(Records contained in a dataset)
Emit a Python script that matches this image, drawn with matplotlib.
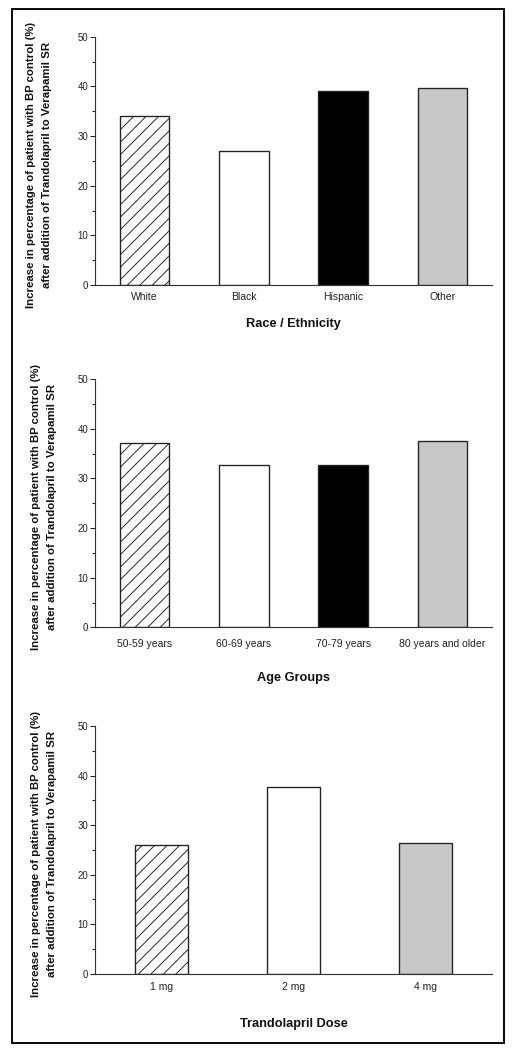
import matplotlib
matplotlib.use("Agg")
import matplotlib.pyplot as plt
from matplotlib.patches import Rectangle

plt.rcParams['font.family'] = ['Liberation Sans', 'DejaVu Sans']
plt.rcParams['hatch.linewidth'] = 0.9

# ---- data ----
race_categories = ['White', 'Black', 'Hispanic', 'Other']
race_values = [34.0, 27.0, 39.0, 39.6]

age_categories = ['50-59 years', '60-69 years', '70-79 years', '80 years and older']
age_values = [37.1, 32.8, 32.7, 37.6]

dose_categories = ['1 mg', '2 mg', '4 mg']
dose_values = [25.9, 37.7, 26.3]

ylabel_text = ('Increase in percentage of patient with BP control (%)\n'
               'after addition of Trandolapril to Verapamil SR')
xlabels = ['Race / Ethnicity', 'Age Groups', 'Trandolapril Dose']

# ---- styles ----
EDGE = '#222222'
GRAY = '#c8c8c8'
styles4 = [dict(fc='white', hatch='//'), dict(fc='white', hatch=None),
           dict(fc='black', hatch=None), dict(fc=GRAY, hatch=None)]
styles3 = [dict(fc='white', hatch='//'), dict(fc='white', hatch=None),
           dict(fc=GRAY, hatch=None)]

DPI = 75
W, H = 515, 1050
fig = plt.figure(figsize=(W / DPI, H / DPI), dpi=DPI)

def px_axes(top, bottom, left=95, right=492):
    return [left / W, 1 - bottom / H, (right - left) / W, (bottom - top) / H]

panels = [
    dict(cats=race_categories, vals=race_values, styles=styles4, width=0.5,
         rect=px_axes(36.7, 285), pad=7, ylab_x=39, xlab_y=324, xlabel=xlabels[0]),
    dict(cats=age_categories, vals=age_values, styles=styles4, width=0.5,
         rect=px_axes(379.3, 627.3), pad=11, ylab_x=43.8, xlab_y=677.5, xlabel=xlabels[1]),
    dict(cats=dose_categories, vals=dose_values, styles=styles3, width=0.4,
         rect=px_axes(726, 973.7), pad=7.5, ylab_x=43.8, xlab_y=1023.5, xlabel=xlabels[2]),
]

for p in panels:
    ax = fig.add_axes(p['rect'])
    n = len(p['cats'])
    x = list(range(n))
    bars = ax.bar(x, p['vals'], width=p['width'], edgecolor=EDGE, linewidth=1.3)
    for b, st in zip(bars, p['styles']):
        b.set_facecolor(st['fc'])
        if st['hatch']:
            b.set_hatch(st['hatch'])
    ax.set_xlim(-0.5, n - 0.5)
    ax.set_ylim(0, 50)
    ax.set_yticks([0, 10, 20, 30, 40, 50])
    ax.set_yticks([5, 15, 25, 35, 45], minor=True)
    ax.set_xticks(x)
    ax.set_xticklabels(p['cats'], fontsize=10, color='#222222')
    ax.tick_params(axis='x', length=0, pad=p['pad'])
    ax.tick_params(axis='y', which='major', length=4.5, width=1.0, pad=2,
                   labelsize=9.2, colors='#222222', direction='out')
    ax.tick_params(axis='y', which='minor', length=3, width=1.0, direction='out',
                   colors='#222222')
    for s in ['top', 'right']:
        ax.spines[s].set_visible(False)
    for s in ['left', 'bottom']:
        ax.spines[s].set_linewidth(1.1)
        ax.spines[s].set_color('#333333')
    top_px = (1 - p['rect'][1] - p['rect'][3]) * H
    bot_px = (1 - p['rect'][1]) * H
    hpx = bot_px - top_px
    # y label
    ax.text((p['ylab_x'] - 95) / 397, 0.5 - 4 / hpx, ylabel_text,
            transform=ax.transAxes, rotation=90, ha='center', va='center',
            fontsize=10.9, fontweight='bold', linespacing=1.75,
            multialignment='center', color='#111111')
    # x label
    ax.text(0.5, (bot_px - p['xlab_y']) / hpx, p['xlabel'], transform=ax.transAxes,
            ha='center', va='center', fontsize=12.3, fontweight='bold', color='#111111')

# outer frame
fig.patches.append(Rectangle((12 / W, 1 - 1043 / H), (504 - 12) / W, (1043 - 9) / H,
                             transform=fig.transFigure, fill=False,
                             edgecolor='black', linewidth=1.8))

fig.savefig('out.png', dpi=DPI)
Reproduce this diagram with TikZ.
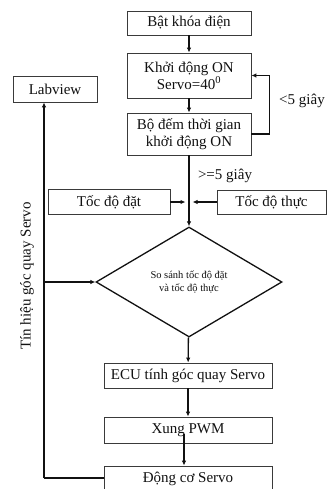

▶ Direction
Extract, word for word, each line from the top of the data down to and including the line with "return [left /"; skip the pictures.

▶ Result of the task
Emit a Python script that matches this image, drawn with matplotlib.
import matplotlib
matplotlib.use("Agg")
import matplotlib.pyplot as plt
from matplotlib.patches import Rectangle

plt.rcParams['font.family'] = ['Liberation Sans', 'DejaVu Sans']
plt.rcParams['hatch.linewidth'] = 0.9

# ---- data ----
race_categories = ['White', 'Black', 'Hispanic', 'Other']
race_values = [34.0, 27.0, 39.0, 39.6]

age_categories = ['50-59 years', '60-69 years', '70-79 years', '80 years and older']
age_values = [37.1, 32.8, 32.7, 37.6]

dose_categories = ['1 mg', '2 mg', '4 mg']
dose_values = [25.9, 37.7, 26.3]

ylabel_text = ('Increase in percentage of patient with BP control (%)\n'
               'after addition of Trandolapril to Verapamil SR')
xlabels = ['Race / Ethnicity', 'Age Groups', 'Trandolapril Dose']

# ---- styles ----
EDGE = '#222222'
GRAY = '#c8c8c8'
styles4 = [dict(fc='white', hatch='//'), dict(fc='white', hatch=None),
           dict(fc='black', hatch=None), dict(fc=GRAY, hatch=None)]
styles3 = [dict(fc='white', hatch='//'), dict(fc='white', hatch=None),
           dict(fc=GRAY, hatch=None)]

DPI = 75
W, H = 515, 1050
fig = plt.figure(figsize=(W / DPI, H / DPI), dpi=DPI)

def px_axes(top, bottom, left=95, right=492):
    return [left / W, 1 - bottom / H, (right - left) / W, (bottom - top) / H]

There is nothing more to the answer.